◆ SET TASK: Everything from the line with "What TikZ code" through the line with "from matplotlib.patches import", inclusive, should be repeated exactly, except the pictures.

◆ INPUT DATA:

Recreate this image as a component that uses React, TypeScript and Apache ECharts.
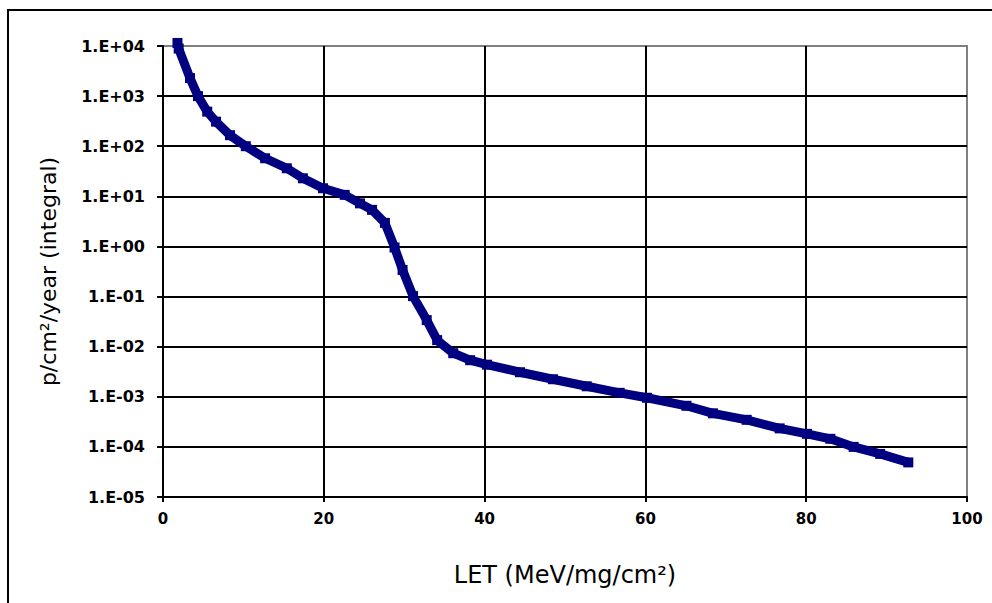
import React, { useEffect, useRef } from "react";
import * as echarts from "echarts";

const letValues = [1.8, 1.95, 3.36, 4.35, 5.5, 6.6, 8.33, 10.3, 12.7, 15.4, 17.4, 19.9, 22.6, 24.5, 26.0, 27.6, 28.8, 29.8, 31.1, 32.8, 34.1, 36.1, 38.2, 40.3, 44.4, 48.5, 52.7, 56.8, 60.2, 65.1, 68.4, 72.6, 76.7, 80.1, 83.0, 85.9, 89.2, 92.7];
const fluxValues = [11500, 8900, 2290, 1000, 490, 309, 166, 100, 57.5, 36.3, 22.9, 14.5, 10.7, 7.24, 5.37, 2.95, 0.955, 0.339, 0.102, 0.0339, 0.0135, 0.00741, 0.00537, 0.00437, 0.00309, 0.00224, 0.00162, 0.0012, 0.000955, 0.000661, 0.000468, 0.000347, 0.000234, 0.000182, 0.000145, 0.0001, 0.0000724, 0.000049];
const yTickLabels = ["1.E-05", "1.E-04", "1.E-03", "1.E-02", "1.E-01", "1.E+00", "1.E+01", "1.E+02", "1.E+03", "1.E+04"];
const xTickLabels = ["0", "20", "40", "60", "80", "100"];
const xName = "LET (MeV/mg/cm²)";
const yName = "p/cm²/year (integral)";

export default function App() {
  const ref = useRef<HTMLDivElement>(null);
  useEffect(() => {
    if (!ref.current) return;
    const chart = echarts.init(ref.current, null, { renderer: "svg" });
    const data = letValues.map((x, i) => [x, fluxValues[i]]);
    chart.setOption({
      animation: false,
      backgroundColor: "#fff",
      grid: {
        left: 163,
        top: 46,
        right: 25,
        bottom: 106,
        show: true,
        borderColor: "#808080",
        borderWidth: 2,
        backgroundColor: "transparent",
      },
      graphic: [
        {
          type: "rect",
          shape: { x: 8, y: 10, width: 2000, height: 2000 },
          style: { fill: "none", stroke: "#000", lineWidth: 2 },
          z: 0,
        },
      ],
      xAxis: {
        type: "value",
        min: 0,
        max: 100,
        interval: 20,
        name: xName,
        nameLocation: "middle",
        nameGap: 66,
        nameTextStyle: { fontFamily: "DejaVu Sans", fontSize: 24, color: "#000" },
        axisLine: { show: true, lineStyle: { color: "#000", width: 2 } },
        axisTick: { show: true, length: 5, lineStyle: { color: "#000", width: 2 } },
        axisLabel: {
          fontFamily: "DejaVu Sans",
          fontWeight: "bold",
          fontSize: 15,
          color: "#000",
          margin: 14,
          formatter: (v: number) => xTickLabels[Math.round(v / 20)] ?? String(v),
        },
        splitLine: { show: true, showMaxLine: false, lineStyle: { color: "#000", width: 2 } },
      },
      yAxis: {
        type: "log",
        logBase: 10,
        min: 0.00001,
        max: 10000,
        name: yName,
        nameLocation: "middle",
        nameGap: 104,
        nameRotate: 90,
        nameTextStyle: { fontFamily: "DejaVu Sans", fontSize: 22, color: "#000" },
        axisLine: { show: true, lineStyle: { color: "#000", width: 2 } },
        axisTick: { show: true, length: 6, lineStyle: { color: "#000", width: 2 } },
        axisLabel: {
          fontFamily: "DejaVu Sans",
          fontWeight: "bold",
          fontSize: 16,
          color: "#000",
          margin: 18,
          formatter: (v: number) => yTickLabels[Math.round(Math.log10(v)) + 5] ?? String(v),
        },
        splitLine: { show: true, showMaxLine: false, lineStyle: { color: "#000", width: 2 } },
      },
      series: [
        {
          type: "line",
          data,
          clip: false,
          symbol: "rect",
          symbolSize: 10,
          showSymbol: true,
          itemStyle: { color: "#000080" },
          lineStyle: { color: "#000080", width: 9, join: "bevel" },
          z: 5,
        },
      ],
    });
    return () => chart.dispose();
  }, []);
  return (
    <div
      ref={ref}
      style={{ position: "fixed", left: 0, top: 0, width: 992, height: 603 }}
    />
  );
}
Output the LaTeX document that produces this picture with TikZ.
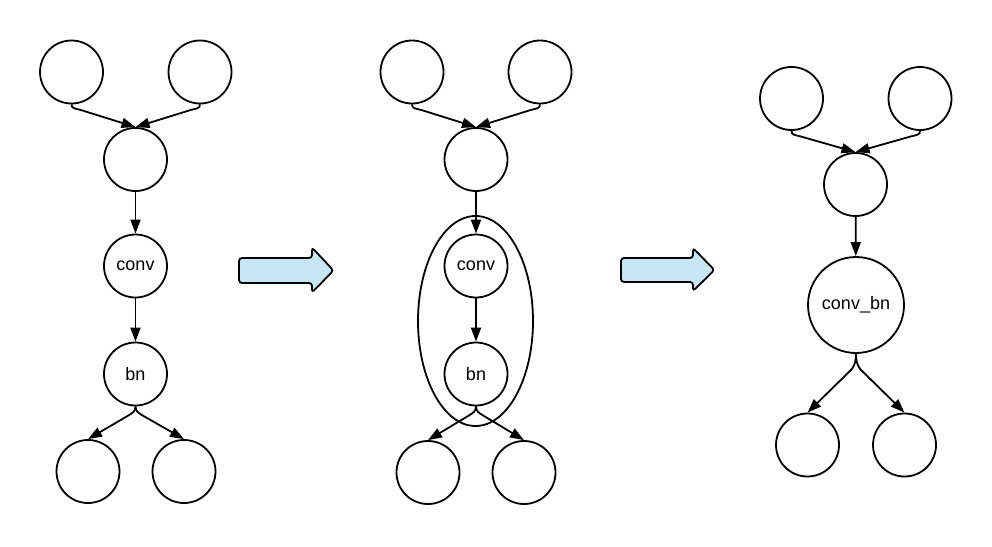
\documentclass[tikz,border=0pt]{standalone}
\usepackage{fontspec}
\setmainfont{Liberation Sans}
\usetikzlibrary{arrows.meta,shapes.geometric}
\definecolor{arrowblue}{RGB}{198,229,245}
\begin{document}
\begin{tikzpicture}[x=1pt,y=-1pt,
  every path/.style={line width=1.8pt},
  nd/.style={draw,circle,minimum size=63pt,inner sep=0pt,font=\fontsize{18pt}{20pt}\selectfont},
  big/.style={nd,minimum size=96pt},
  arr/.style={-{Triangle[length=14pt,width=10pt]},line width=1.8pt},
  blockarrow/.style={draw,fill=arrowblue,rounded corners=3pt,line width=1.8pt}]
\useasboundingbox (0,0) rectangle (992,546);
% left column
\node[nd] (lt1) at (71.5,72) {};
\node[nd] (lt2) at (200,72) {};
\node[nd] (lm) at (135.5,159.5) {};
\node[nd] (lc) at (135.5,266) {conv};
\node[nd] (lb) at (135.5,374) {bn};
\node[nd] (lb1) at (88,471.5) {};
\node[nd] (lb2) at (184,471.5) {};
\draw[arr] (lt1.south) .. controls +(0,4) and +(-6,-1.5) .. +(9,5.5) -- (lm.north);
\draw[arr] (lt2.south) .. controls +(0,4) and +(6,-1.5) .. +(-9,5.5) -- (lm.north);
\draw[arr] (lm) -- (lc);
\draw[arr] (lc) -- (lb);
\draw[arr] (lb.south) .. controls +(0,5) and +(4,-2.5) .. +(-7,9) -- (lb1.north);
\draw[arr] (lb.south) .. controls +(0,5) and +(-4,-2.5) .. +(7,9) -- (lb2.north);
% middle column
\node[nd] (mt1) at (412,72) {};
\node[nd] (mt2) at (540,72) {};
\node[nd] (mm) at (476,159.5) {};
\node[nd] (mc) at (476,266) {conv};
\node[nd] (mb) at (476,374) {bn};
\node[nd] (mb1) at (428,472.5) {};
\node[nd] (mb2) at (524,472.5) {};
\node[draw,ellipse,minimum width=115pt,minimum height=210pt,inner sep=0pt] (ell) at (475.5,321) {};
\draw[arr] (mt1.south) .. controls +(0,4) and +(-6,-1.5) .. +(9,5.5) -- (mm.north);
\draw[arr] (mt2.south) .. controls +(0,4) and +(6,-1.5) .. +(-9,5.5) -- (mm.north);
\draw[arr] (mm) -- (mc);
\draw[arr] (mc) -- (mb);
\draw[arr] (mb.south) .. controls +(0,5) and +(4,-2.5) .. +(-7,9) -- (mb1.north);
\draw[arr] (mb.south) .. controls +(0,5) and +(-4,-2.5) .. +(7,9) -- (mb2.north);
% right column
\node[nd] (rt1) at (791.5,98.5) {};
\node[nd] (rt2) at (920,98.5) {};
\node[nd] (rm) at (855.5,184.5) {};
\node[big] (rc) at (856,305) {conv\_bn};
\node[nd] (rb1) at (807.5,445) {};
\node[nd] (rb2) at (904.5,445) {};
\draw[arr] (rt1.south) .. controls +(0,4) and +(-6,-1.5) .. +(9,5.5) -- (rm.north);
\draw[arr] (rt2.south) .. controls +(0,4) and +(6,-1.5) .. +(-9,5.5) -- (rm.north);
\draw[arr] (rm) -- (rc);
\draw[arr] (rc.south) .. controls +(0,10) and +(5,-4) .. +(-8,19) -- (rb1.north);
\draw[arr] (rc.south) .. controls +(0,10) and +(-5,-4) .. +(8,19) -- (rb2.north);
% block arrows
\draw[blockarrow] (239,258) -- (312,258) -- (312,247.5) -- (333.5,270.5) -- (312,292.5) -- (312,283) -- (239,283) -- cycle;
\draw[blockarrow] (621,258) -- (693,258) -- (693,248) -- (714.5,270) -- (693,291) -- (693,282) -- (621,282) -- cycle;
\end{tikzpicture}
\end{document}
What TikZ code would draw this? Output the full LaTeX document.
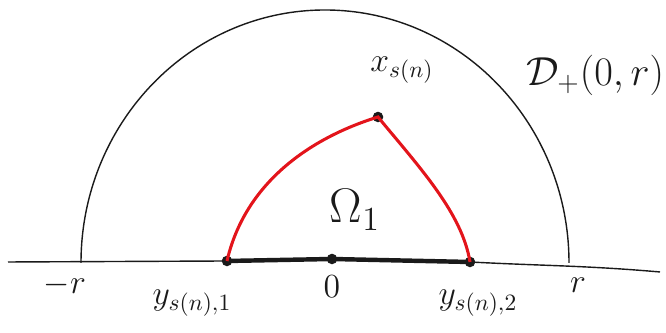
\documentclass[tikz,border=0pt]{standalone}
\usepackage{amsmath,amssymb}
\usepackage{xcolor}
\usepackage{tikz}
\usetikzlibrary{calc,positioning}
\definecolor{regc}{HTML}{E3141B}
\definecolor{inkc}{HTML}{1A1A1A}
\tikzset{
  pen/.style={inkc,line width=0.6pt},
  seg/.style={inkc,line width=1.9pt},
  bd/.style={regc,line width=1.3pt},
  pt/.style={circle,fill=inkc,inner sep=0pt,minimum size=4.5pt},
  lb/.style={inkc,font=\Large,inner sep=1pt}
}
\begin{document}
\begin{tikzpicture}[x=0.015cm,y=0.015cm]
\useasboundingbox (0,0) rectangle (666,333);
% points on the axis and the corner
\coordinate (bl) at (8,71);
\coordinate (br) at (660,61);
\coordinate (lf) at (81,70);
\node[pt] (y1) at (227,72) {};
\node[pt] (o) at (332,74) {};
\node[pt] (y2) at (470,71) {};
\node[pt] (xs) at (378,216) {};
% half disc
\draw[pen] (lf) arc[start angle=180,end angle=0,x radius=244,y radius=253];
\draw[pen] (bl) -- (y1.center) -- (o.center) -- (y2.center) to[out=-3,in=175] (br);
\draw[seg] (y1.center) -- (o.center) -- (y2.center);
% region
\draw[bd] (y1.center) .. controls (245,150) and (310,195) .. (xs.center)
  .. controls (420,165) and (462,120) .. (y2.center);
% labels
\node[lb] (mr) at (65,48) {$-r$};
\node[lb] (zr) at (332,46) {$0$};
\node[lb] (pr) at (578,48) {$r$};
\node[lb] (ly1) at (192,30) {$y_{s(n),1}$};
\node[lb] (ly2) at (478,30) {$y_{s(n),2}$};
\node[lb] (lxs) at (402,263) {$x_{s(n)}$};
\node[lb,font=\huge] (om) at (355,123) {$\Omega_1$};
\node[lb,font=\LARGE] (dp) at (595,258) {$\mathcal{D}_+(0,r)$};
\end{tikzpicture}
\end{document}
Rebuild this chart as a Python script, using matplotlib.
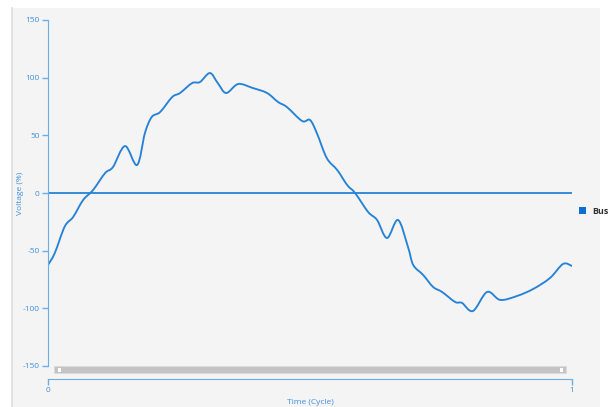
import numpy as np
import matplotlib
matplotlib.use("Agg")
import matplotlib.pyplot as plt
from matplotlib.path import Path
from matplotlib.patches import PathPatch, Rectangle

plt.rcParams['font.family'] = ['Open Sans', 'DejaVu Sans']
plt.rcParams['axes.unicode_minus'] = False

# waveform (time in cycles, voltage in %)
time_cycle = [0.000, 0.013, 0.032, 0.048, 0.067, 0.086, 0.109, 0.124, 0.147, 0.170,
              0.185, 0.198, 0.214, 0.237, 0.252, 0.275, 0.290, 0.309, 0.324, 0.340,
              0.363, 0.391, 0.418, 0.439, 0.456, 0.485, 0.500, 0.513, 0.532, 0.552,
              0.571, 0.586, 0.611, 0.628, 0.647, 0.668, 0.687, 0.697, 0.716, 0.735,
              0.752, 0.777, 0.790, 0.811, 0.838, 0.863, 0.895, 0.926, 0.958, 0.983, 1.000]
voltage = [-62.4, -52.0, -29.0, -20.8, -6.1, 2.6, 17.3, 22.5, 40.7, 24.3,
           52.0, 65.9, 70.2, 83.2, 86.7, 95.3, 96.2, 104.0, 95.3, 86.7,
           94.5, 91.0, 86.7, 78.9, 74.5, 62.4, 63.3, 52.0, 30.3, 19.9,
           6.9, 0.0, -16.5, -23.4, -39.0, -23.4, -46.8, -62.4, -71.1, -81.5,
           -85.8, -94.5, -95.3, -102.3, -85.8, -92.7, -89.3, -83.2, -73.7, -61.5, -63.3]
bus_level = 0
y_ticks = [-150, -100, -50, 0, 50, 100, 150]
x_ticks = [0, 1]

BLUE = "#2682d6"
AXIS = "#6aaee8"
TICK_TXT = "#3f8fdc"


def smooth_path(xs, ys):
    # catmull-rom through the points, drawn as cubic bezier segments
    pts = np.column_stack([xs, ys])
    verts = [pts[0]]
    codes = [Path.MOVETO]
    n = len(pts)
    for i in range(n - 1):
        p0 = pts[max(i - 1, 0)]
        p1 = pts[i]
        p2 = pts[i + 1]
        p3 = pts[min(i + 2, n - 1)]
        c1 = p1 + (p2 - p0) / 6.0
        c2 = p2 - (p3 - p1) / 6.0
        verts += [c1, c2, p2]
        codes += [Path.CURVE4] * 3
    return Path(verts, codes)


fig = plt.figure(figsize=(6.1, 4.07), dpi=100)
fig.patch.set_facecolor("white")
# grey panel behind the chart
fig.patches.append(Rectangle((12 / 610, 0), 588 / 610, 1 - 8 / 407,
                             transform=fig.transFigure, facecolor="#f4f4f4",
                             edgecolor="none", zorder=-10))
fig.lines.append(plt.Line2D([12 / 610, 12 / 610], [0, 1 - 8 / 407],
                            transform=fig.transFigure, color="#dcdce4", lw=1.2))

ax = fig.add_axes([48 / 610, 1 - 366 / 407, 524 / 610, 346 / 407])
ax.set_facecolor("none")
ax.set_xlim(0, 1)
ax.set_ylim(-150, 150)

ax.add_patch(PathPatch(smooth_path(time_cycle, voltage), facecolor="none",
                       edgecolor=BLUE, lw=1.35, capstyle="round"))
ax.plot([0, 1], [bus_level, bus_level], color=BLUE, lw=1.3)

for s in ["top", "right"]:
    ax.spines[s].set_visible(False)
ax.spines["left"].set_color(AXIS)
ax.spines["bottom"].set_color(AXIS)
ax.spines["bottom"].set_position(("outward", 9))
ax.set_yticks(y_ticks)
ax.set_xticks(x_ticks)
ax.set_xticklabels([str(v) for v in x_ticks])
ax.tick_params(axis="both", colors=AXIS, labelcolor=TICK_TXT, labelsize=6,
               length=4, width=1, pad=2)
ax.set_ylabel("Voltage (%)", fontsize=6, color=TICK_TXT)
ax.yaxis.set_label_coords(-24 / 524, 0.5)
ax.set_xlabel("Time (Cycle)", fontsize=6, color=TICK_TXT)
ax.xaxis.set_label_coords(0.5, -33 / 346)

# scrollbar under the plot
ax.add_patch(Rectangle((0.012, -0.02), 0.976, 0.019, transform=ax.transAxes,
                       facecolor="#c4c4c4", edgecolor="#dadada", lw=0.5, clip_on=False))
for xh in [0.017, 0.975]:
    ax.add_patch(Rectangle((xh, -0.016), 0.008, 0.012, transform=ax.transAxes,
                           facecolor="white", edgecolor="#b0b0b0", lw=0.4,
                           clip_on=False))

# legend
fig.patches.append(Rectangle((579 / 610, 1 - 214 / 407), 7 / 610, 7 / 407,
                             transform=fig.transFigure, facecolor="#0f6fcf",
                             edgecolor="none"))
fig.text(592 / 610, 1 - 211 / 407, "Bus", fontsize=6.5, color="#333333",
         fontweight="bold", va="center", ha="left")

fig.savefig("out.png", dpi=100)
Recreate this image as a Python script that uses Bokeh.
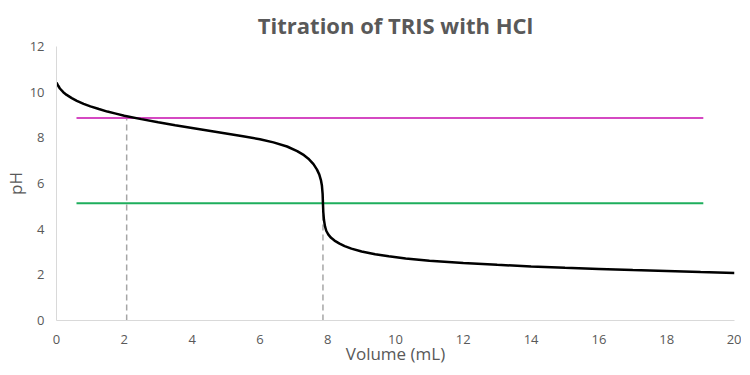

◆ TASK OUTPUT:
What TikZ code would draw this? Output the full LaTeX document.
\documentclass[tikz,border=0pt]{standalone}
\usepackage{amsmath,amssymb}
\usepackage{xcolor}
\usepackage{tikz}
\usetikzlibrary{calc,positioning}
\definecolor{regc}{HTML}{E3141B}
\definecolor{inkc}{HTML}{1A1A1A}
\tikzset{
  pen/.style={inkc,line width=0.6pt},
  seg/.style={inkc,line width=1.9pt},
  bd/.style={regc,line width=1.3pt},
  pt/.style={circle,fill=inkc,inner sep=0pt,minimum size=4.5pt},
  lb/.style={inkc,font=\Large,inner sep=1pt}
}
\begin{document}
\begin{tikzpicture}[x=0.015cm,y=0.015cm]
\useasboundingbox (0,0) rectangle (666,333);
% points on the axis and the corner
\coordinate (bl) at (8,71);
\coordinate (br) at (660,61);
\coordinate (lf) at (81,70);
\node[pt] (y1) at (227,72) {};
\node[pt] (o) at (332,74) {};
\node[pt] (y2) at (470,71) {};
\node[pt] (xs) at (378,216) {};
% half disc
\draw[pen] (lf) arc[start angle=180,end angle=0,x radius=244,y radius=253];
\draw[pen] (bl) -- (y1.center) -- (o.center) -- (y2.center) to[out=-3,in=175] (br);
\draw[seg] (y1.center) -- (o.center) -- (y2.center);
% region
\draw[bd] (y1.center) .. controls (245,150) and (310,195) .. (xs.center)
  .. controls (420,165) and (462,120) .. (y2.center);
% labels
\node[lb] (mr) at (65,48) {$-r$};
\node[lb] (zr) at (332,46) {$0$};
\node[lb] (pr) at (578,48) {$r$};
\node[lb] (ly1) at (192,30) {$y_{s(n),1}$};
\node[lb] (ly2) at (478,30) {$y_{s(n),2}$};
\node[lb] (lxs) at (402,263) {$x_{s(n)}$};
\node[lb,font=\huge] (om) at (355,123) {$\Omega_1$};
\node[lb,font=\LARGE] (dp) at (595,258) {$\mathcal{D}_+(0,r)$};
\end{tikzpicture}
\end{document}
Rebuild this chart as a Python script, using matplotlib.
import numpy as np
import matplotlib
matplotlib.use("Agg")
import matplotlib.pyplot as plt
from matplotlib.path import Path
from matplotlib.patches import PathPatch, Rectangle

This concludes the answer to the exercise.